The Godseys spend as much time as they can out on the deck. They eat meals there, read, spend time together, relax.

"It feels good to sit out there at night and listen to the robins and creatures that come up on the deck," Jan said.

She also enjoys making the deck not look like a deck.

"With grasses and tree branches I cut up the very pragmatic lines of an L-shaped deck and make it feel like you're on the ground and meandering through a garden," she said.

This is a garden that she and her family have created together. "The fact that it's still a work in progress and that all our tiny family is involved makes it even more special to me," she said.

Jan's three keys to a great container garden

  1. Water is key
    Jan's biggest challenge is providing enough water for her container plants. The large root systems, sun and wind conspire to go through large amounts of water during the summer. "During July, I've had to water up to four times per day," she said.
    Jan has learned to make sure that all of the plants in a container have the same moisture requirements. She also makes sure to check each container's water needs frequently and thoroughly. "Sticking your finger in the dirt is not enough, you need to stick your hand all the way to the bottom to feel for water," she said.
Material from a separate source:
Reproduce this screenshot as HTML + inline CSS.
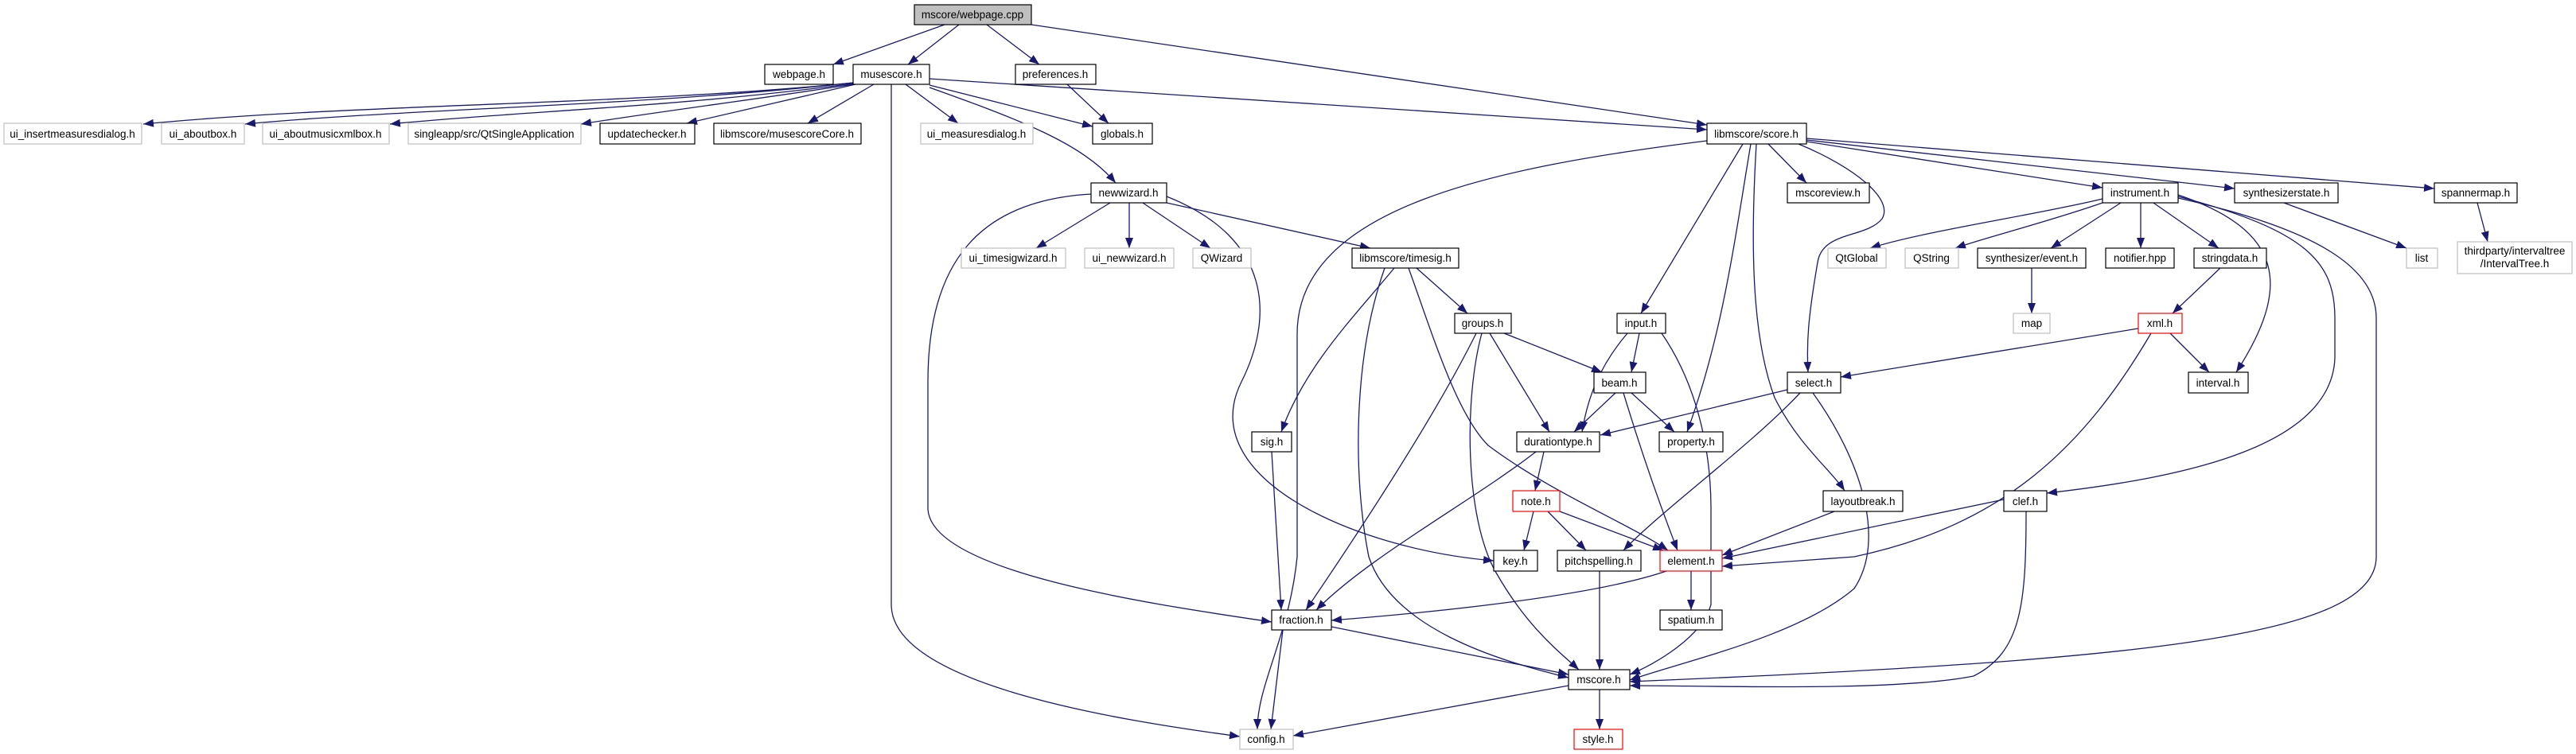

  2. Monitor and maintain pH
    Because the soil environment is so limited in containers, Jan has found that she must pay extra attention to the soil's pH level.

    "I measure pH periodically and use all kinds of amendments to keep it balanced, like eggshells, coffee grounds, greensand and compost tea," she said.

  3. Follow the pattern of the sun
    On Jan's L-shaped deck each section receives a different amount of sunlight at different times of day. She plans her containers and garden rooms based on this pattern of sunlight and shade.